The battery scandal was caused by installing iOS 10.2.1 in 2017 which slowed the performance of older iPhones with exhausted batteries to prevent the phone from shutting down. The only way to recover lost performance was to replace the degraded battery. Apple’s miscalculation was not telling customers that installing the OS upgrade would slow their devices.

Bay Area News Group business reporter Ethan Baron reported that the $500 million legal dispute dubbed “battery gate” controversy was finalised on Friday when a judge granted approved payments to iPhone users who signed up for the class action. Each eligible iPhone user who submitted a claim will receive approximately $65.
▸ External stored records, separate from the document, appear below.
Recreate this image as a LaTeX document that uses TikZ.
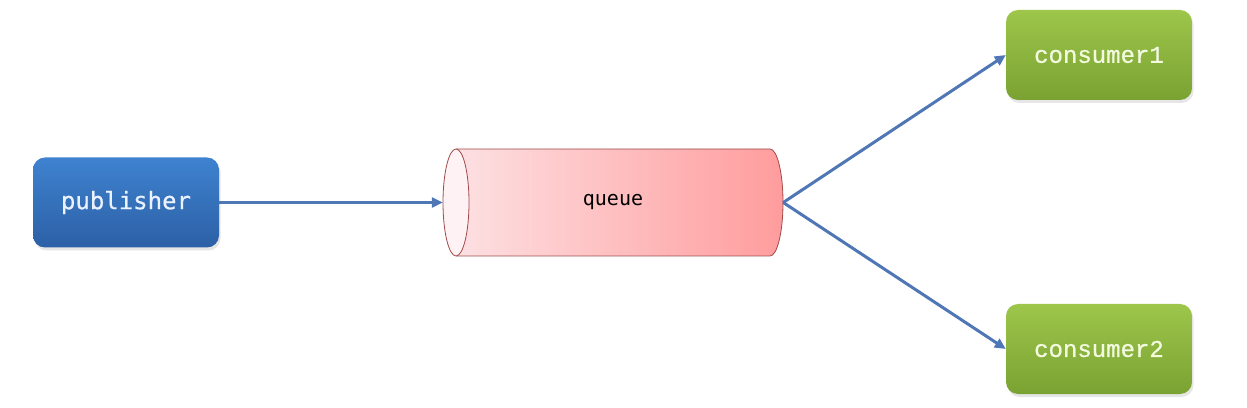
\documentclass[tikz,border=0pt]{standalone}
\usepackage{fontspec}
\usetikzlibrary{arrows.meta,shadows}
\newfontfamily\pubfont[FakeBold=0.5]{DejaVu Sans Mono}
\newfontfamily\queuefont{DejaVu Sans Mono}
\newfontfamily\consfont[FakeBold=0.8]{Liberation Mono}
\definecolor{pubtop}{HTML}{3F82CF}
\definecolor{pubbot}{HTML}{2C60A6}
\definecolor{constop}{HTML}{9DC64B}
\definecolor{consbot}{HTML}{7AA232}
\definecolor{arrowc}{HTML}{4F76B5}
\definecolor{qleft}{HTML}{FDE3E5}
\definecolor{qright}{HTML}{FF9C9D}
\definecolor{qborder}{HTML}{A04A4A}
\definecolor{qend}{HTML}{FFF2F4}
\definecolor{pubtext}{HTML}{EAF2FF}
\definecolor{constext}{HTML}{F3FAE0}
\tikzset{
  box/.style={rounded corners=12pt, minimum width=186pt, minimum height=90pt,
    drop shadow={opacity=0.2, shadow xshift=1.5pt, shadow yshift=-3pt}},
  pubbox/.style={box, top color=pubtop, bottom color=pubbot, text=pubtext,
    font=\pubfont\fontsize{24}{28}\selectfont},
  consbox/.style={box, top color=constop, bottom color=consbot, text=constext,
    font=\consfont\fontsize{24}{28}\selectfont},
  flow/.style={draw=arrowc, line width=3pt, -{Triangle[length=11pt,width=10pt]}}
}
\begin{document}
\begin{tikzpicture}[x=1pt,y=1pt]
\useasboundingbox (0,0) rectangle (1247,407);
% queue cylinder
\shade[left color=qleft, right color=qright]
  (456,258) -- (770,258) arc[start angle=90,end angle=-90,x radius=13pt,y radius=53.5pt]
  -- (456,151) arc[start angle=270,end angle=90,x radius=13pt,y radius=53.5pt] -- cycle;
\draw[qborder, line width=0.8pt]
  (456,258) -- (770,258) arc[start angle=90,end angle=-90,x radius=13pt,y radius=53.5pt]
  -- (456,151);
\draw[qborder, line width=0.8pt, fill=qend] (456,204.5) ellipse[x radius=13pt, y radius=53.5pt];
\node[minimum width=340pt, minimum height=107pt, inner sep=0pt,
  font=\queuefont\fontsize{20}{24}\selectfont] (queue) at (613,204.5) {queue};
% boxes
\node[pubbox] (pub) at (126,204.5) {publisher};
\node[consbox] (c1) at (1099,352) {consumer1};
\node[consbox] (c2) at (1099,58) {consumer2};
% arrows
\draw[flow] (pub.east) -- (queue.west);
\draw[flow] (queue.east) -- (c1.west);
\draw[flow] (queue.east) -- (c2.west);
\end{tikzpicture}
\end{document}
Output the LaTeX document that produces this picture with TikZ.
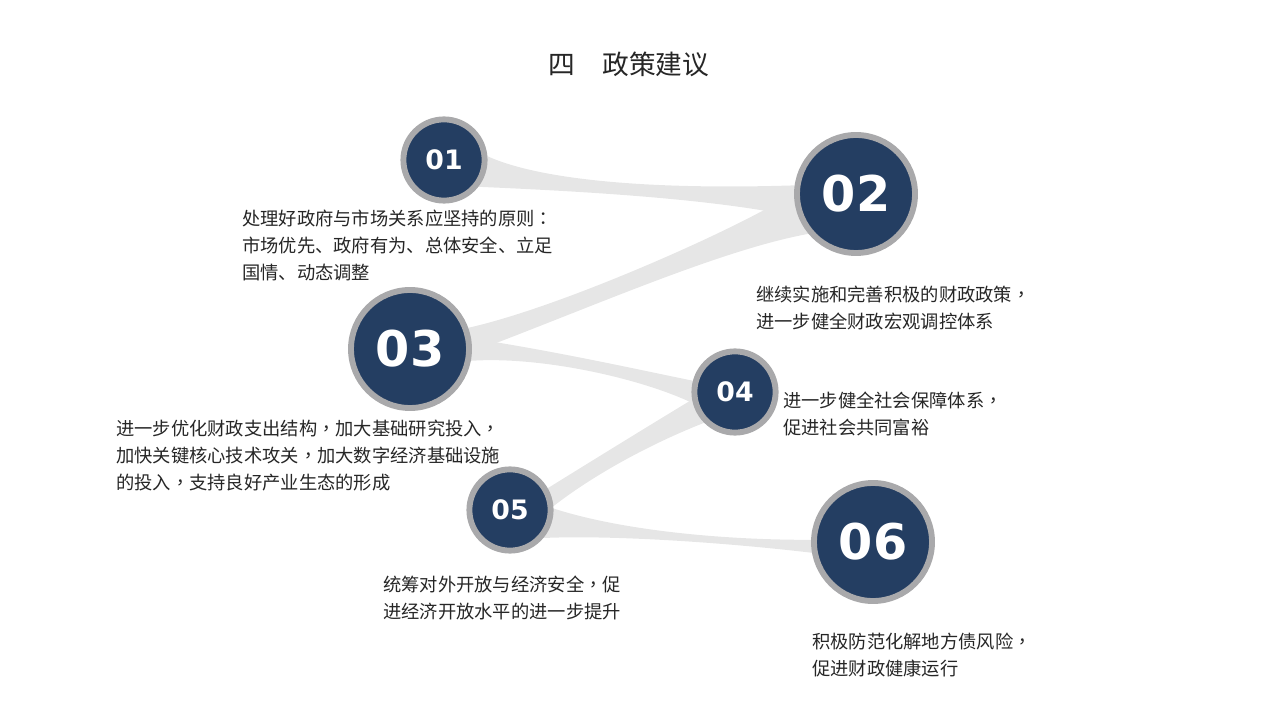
\documentclass[tikz,border=0pt]{standalone}
\usepackage{fontspec}
\setmainfont{Noto Sans CJK SC}
\newfontfamily\numfont{DejaVu Sans}
\newfontfamily\puncfont{Noto Sans CJK TC}
\newcommand\zc{{\puncfont ，}}
\newcommand\zcol{{\puncfont ：}}
\usetikzlibrary{backgrounds}
\definecolor{navy}{HTML}{243E62}
\definecolor{ringgray}{HTML}{A9A9AB}
\definecolor{ribbon}{HTML}{E6E6E6}
\definecolor{txt}{HTML}{262626}

\begin{document}
\begin{tikzpicture}[x=0.025cm,y=-0.025cm,
  big/.style={circle,fill=navy,draw=ringgray,line width=4.2pt,minimum size=2.95cm,inner sep=0pt,text=white,font=\numfont\bfseries\fontsize{35}{35}\selectfont},
  small/.style={circle,fill=navy,draw=ringgray,line width=4.2pt,minimum size=2.03cm,inner sep=0pt,text=white,font=\numfont\bfseries\fontsize{19}{19}\selectfont},
  desc/.style={anchor=north west,inner sep=0pt,align=left,text=txt,font=\fontsize{13}{19.2}\selectfont},
  band/.style={fill=ribbon}]
\useasboundingbox (0,0) rectangle (1280,720);
\node[font=\fontsize{19}{19}\selectfont,text=txt] (title) at (629,64) {四　政策建议};

\node[small] (c1) at (444,160) {01};
\node[big] (c2) at (856,194) {02};
\node[big] (c3) at (410,349) {03};
\node[small] (c4) at (735,392) {04};
\node[small] (c5) at (510,510) {05};
\node[big] (c6) at (873,542) {06};

\begin{scope}[on background layer]
\fill[band] (c1.5) .. controls (540,180) and (650,190) .. (c2.172) -- (c2.202) .. controls (720,200) and (600,192) .. (c1.-38) -- cycle;
\fill[band] (c2.178) .. controls (760,218) and (570,305) .. (c3.20) -- (c3.-3) .. controls (590,308) and (720,250) .. (c2.220) -- cycle;
\fill[band] (c3.10) .. controls (560,352) and (640,370) .. (c4.165) -- (c4.195) .. controls (640,378) and (540,356) .. (c3.-11) -- cycle;
\fill[band] (c4.190) .. controls (650,425) and (590,462) .. (c5.30) -- (c5.5) .. controls (600,470) and (660,440) .. (c4.225) -- cycle;
\fill[band] (c5.2) .. controls (620,530) and (720,540) .. (c6.178) -- (c6.190) .. controls (720,542) and (610,535) .. (c5.-40) -- cycle;
\end{scope}

\node[desc] (t1) at (242,210) {处理好政府与市场关系应坚持的原则\zcol\\市场优先、政府有为、总体安全、立足\\国情、动态调整};
\node[desc] (t2) at (756,286) {继续实施和完善积极的财政政策\zc\\进一步健全财政宏观调控体系};
\node[desc] (t3) at (116,420) {进一步优化财政支出结构\zc 加大基础研究投入\zc\\加快关键核心技术攻关\zc 加大数字经济基础设施\\的投入\zc 支持良好产业生态的形成};
\node[desc] (t4) at (783,392) {进一步健全社会保障体系\zc\\促进社会共同富裕};
\node[desc] (t5) at (383,576) {统筹对外开放与经济安全\zc 促\\进经济开放水平的进一步提升};
\node[desc] (t6) at (812,633) {积极防范化解地方债风险\zc\\促进财政健康运行};
\end{tikzpicture}
\end{document}
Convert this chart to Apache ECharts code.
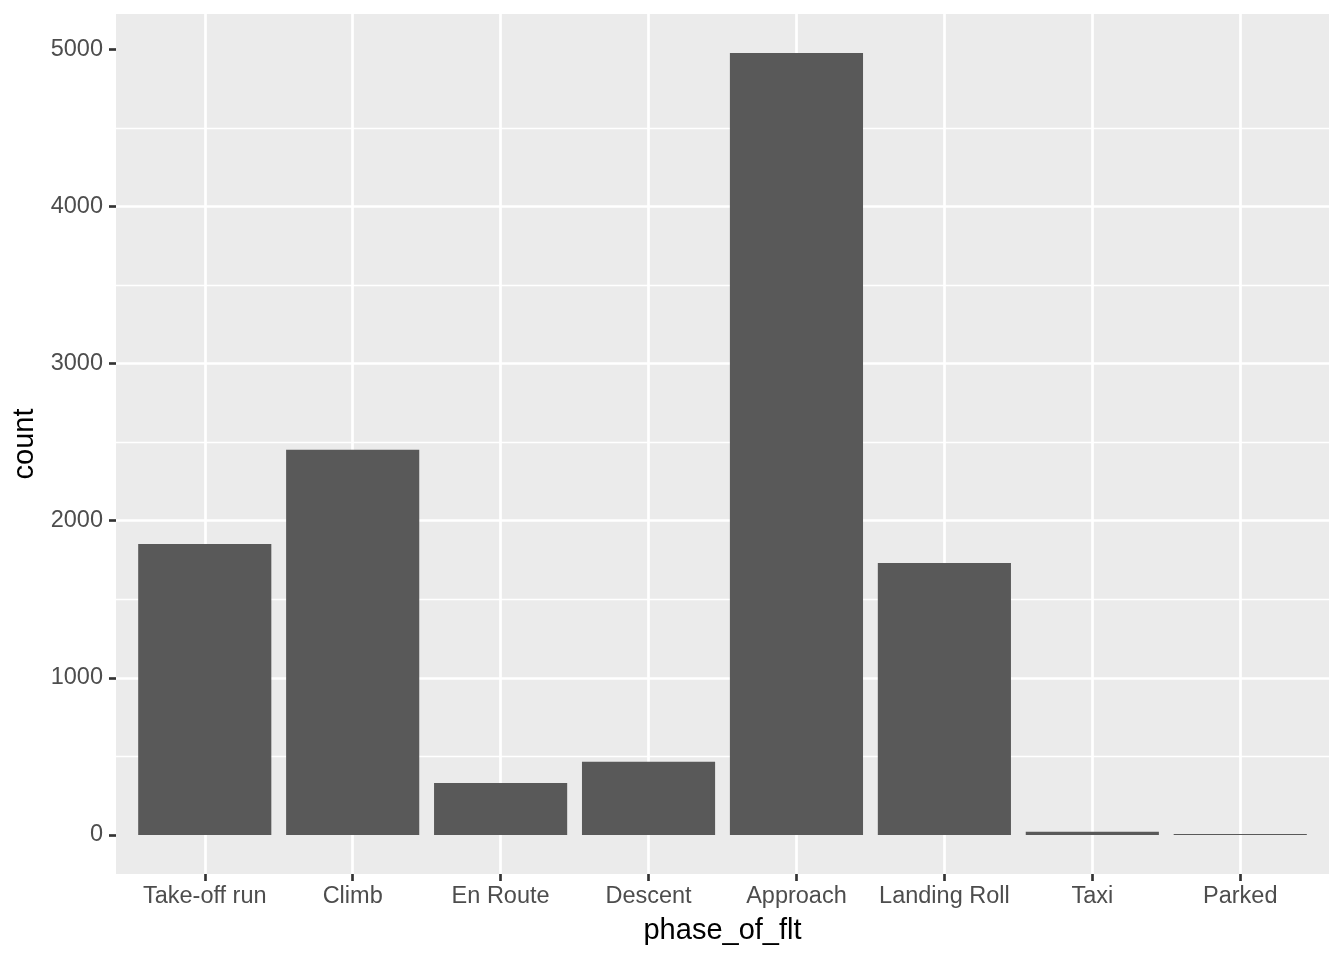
<!DOCTYPE html>
<html>
<head>
<meta charset="utf-8">
<script src="https://cdn.jsdelivr.net/npm/echarts@6/dist/echarts.min.js"></script>
<style>
  html, body { margin: 0; padding: 0; background: #fff; }
  #main { width: 1344px; height: 960px; }
</style>
</head>
<body>
<div id="main"></div>
<script>
var phases = ["Take-off run", "Climb", "En Route", "Descent", "Approach", "Landing Roll", "Taxi", "Parked"];
var counts = [1852, 2451, 331, 465, 4976, 1731, 20, 5];
var yTicks = [0, 1000, 2000, 3000, 4000, 5000];

var dom = document.getElementById("main");
var myChart = echarts.init(dom, null, { renderer: "canvas" });

// panel box, like ggplot's grey panel
var panelL = 116, panelR = 1329, panelT = 14, panelB = 874;
var unit = (panelR - panelL) / (phases.length + 0.2);
var maxCount = Math.max.apply(null, counts);
var yMin = -0.05 * maxCount;
var yMax = 1.05 * maxCount;

var font = "Liberation Sans, Arial, sans-serif";
var gridW = 2.67;

var option = {
  backgroundColor: "#ffffff",
  animation: false,
  grid: [
    {
      left: panelL, top: panelT,
      width: panelR - panelL, height: panelB - panelT,
      show: true, backgroundColor: "#EBEBEB", borderWidth: 0
    },
    {
      left: panelL + 0.6 * unit, top: panelT,
      width: panelR - panelL - 1.2 * unit, height: panelB - panelT,
      show: false
    }
  ],
  xAxis: [
    { type: "value", gridIndex: 0, show: false, min: 0, max: 1 },
    {
      type: "category",
      gridIndex: 1,
      data: phases,
      boundaryGap: false,
      axisLine: { show: false, onZero: false },
      axisTick: { show: true, interval: 0, length: 7, lineStyle: { color: "#333333", width: gridW } },
      axisLabel: { interval: 0, margin: 11, fontSize: 23.5, color: "#4D4D4D", fontFamily: font },
      splitLine: { show: true, interval: 0, lineStyle: { color: "#ffffff", width: gridW } },
      name: "phase_of_flt",
      nameLocation: "middle",
      nameGap: 42,
      nameTextStyle: { fontSize: 29, color: "#000000", fontFamily: font }
    }
  ],
  yAxis: [
    {
      type: "value",
      gridIndex: 0,
      min: yMin,
      max: yMax,
      axisLine: { show: false },
      axisTick: { show: true, length: 7, customValues: yTicks, lineStyle: { color: "#333333", width: gridW } },
      axisLabel: {
        margin: 13, fontSize: 23.5, color: "#4D4D4D", fontFamily: font,
        customValues: yTicks,
        formatter: function (v) { return String(v); }
      },
      splitLine: { show: true, showMinLine: false, showMaxLine: false, lineStyle: { color: "#ffffff", width: gridW } },
      minorTick: { show: false, splitNumber: 2 },
      minorSplitLine: { show: true, lineStyle: { color: "#ffffff", width: gridW / 2 } },
      name: "count",
      nameLocation: "middle",
      nameRotate: 90,
      nameGap: 77,
      nameTextStyle: { fontSize: 29, color: "#000000", fontFamily: font }
    },
    { type: "value", gridIndex: 1, show: false, min: yMin, max: yMax, splitLine: { show: false } }
  ],
  series: [
    {
      type: "bar",
      xAxisIndex: 1,
      yAxisIndex: 1,
      data: counts,
      barWidth: 0.9 * unit,
      clip: false,
      itemStyle: { color: "#595959" }
    }
  ]
};

myChart.setOption(option);
window.addEventListener("resize", myChart.resize);
</script>
</body>
</html>
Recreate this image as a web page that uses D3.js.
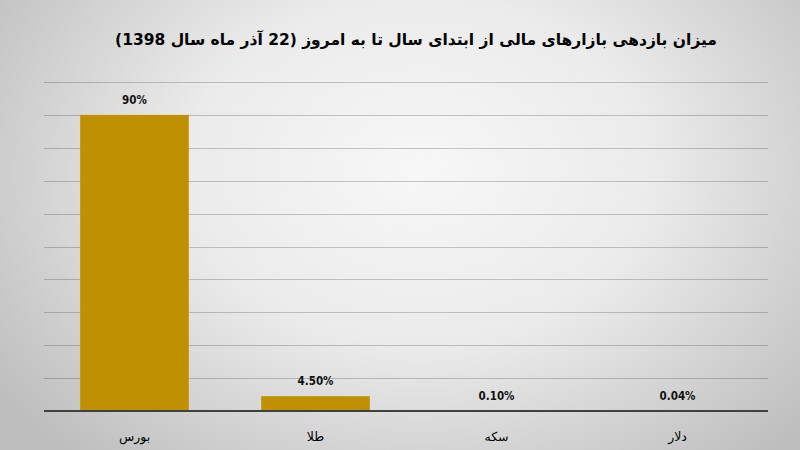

According to a report from The Mercury News, the judge dismissed a last-ditch appeal, thus allowing the settlement to proceed. This appeal had been lodged by two iPhone owners who contested the terms of the agreement and demanded a larger payout

But, the 9th U.S. Circuit Court of Appeals rejected the appeal by the two iPhone owners who had objected to the settlement’s terms, clearing the final hurdle for the agreement to proceed.

Approximately three million claims were received, and the current estimate pegs compensation at around $65 per claim according to, Tyson Redenbarger the attorney representing iPhone customers.

The lawsuit accused Apple of orchestrating “one of the most extensive instances of consumer deception in history” by deliberately slowing down iPhone performance as the internal lithium-ion batteries aged. Apple issued a public apology and provided discounted battery replacements, and added the option to enable or disable the feature.

After the battery controversy, Apple added extra battery management features and warnings.

After the controversy, Apple introduced new iOS features aimed at mitigating the long-term degradation of battery health. Apple initially consented to the $500 million settlement in March, 2020 but denied any wrongdoing.

Some Apple fans on the MacRumors site were unimpressed with the penalty against Apple.

Said one MacRumors poster: “Overblown issue. Apple doing the right thing in stabilizing the device by throttling the CPU while Samsung and others say “whelp, your battery is old so it’s causing your phone to reboot” and Apple gets the lawsuit while other companies go free. What a bunch of complainers. Now, I do agree with the lawsuit that Apple did wrong in failing to notify, but throttling is absolutely the correct course of action which goes above and beyond what other companies fail to do.

Another poster used sarcasm to make the point saying “ Yes I remember. Took me months of therapy to recover from the damages incurred by Apple unveiling that after 5 years of intensive use, my battery was no longer up to the tasks and they silently decided to protect my iPhone from completely failing on me by no longer letting it pull the last bits of juice while doing its best to satisfy my hardcore needs. Shocked I was! Thank god the US is blessed with lawyers that volunteer to undo this unforgivable act of ignorance by having Apple bleed while filling their own pockets”.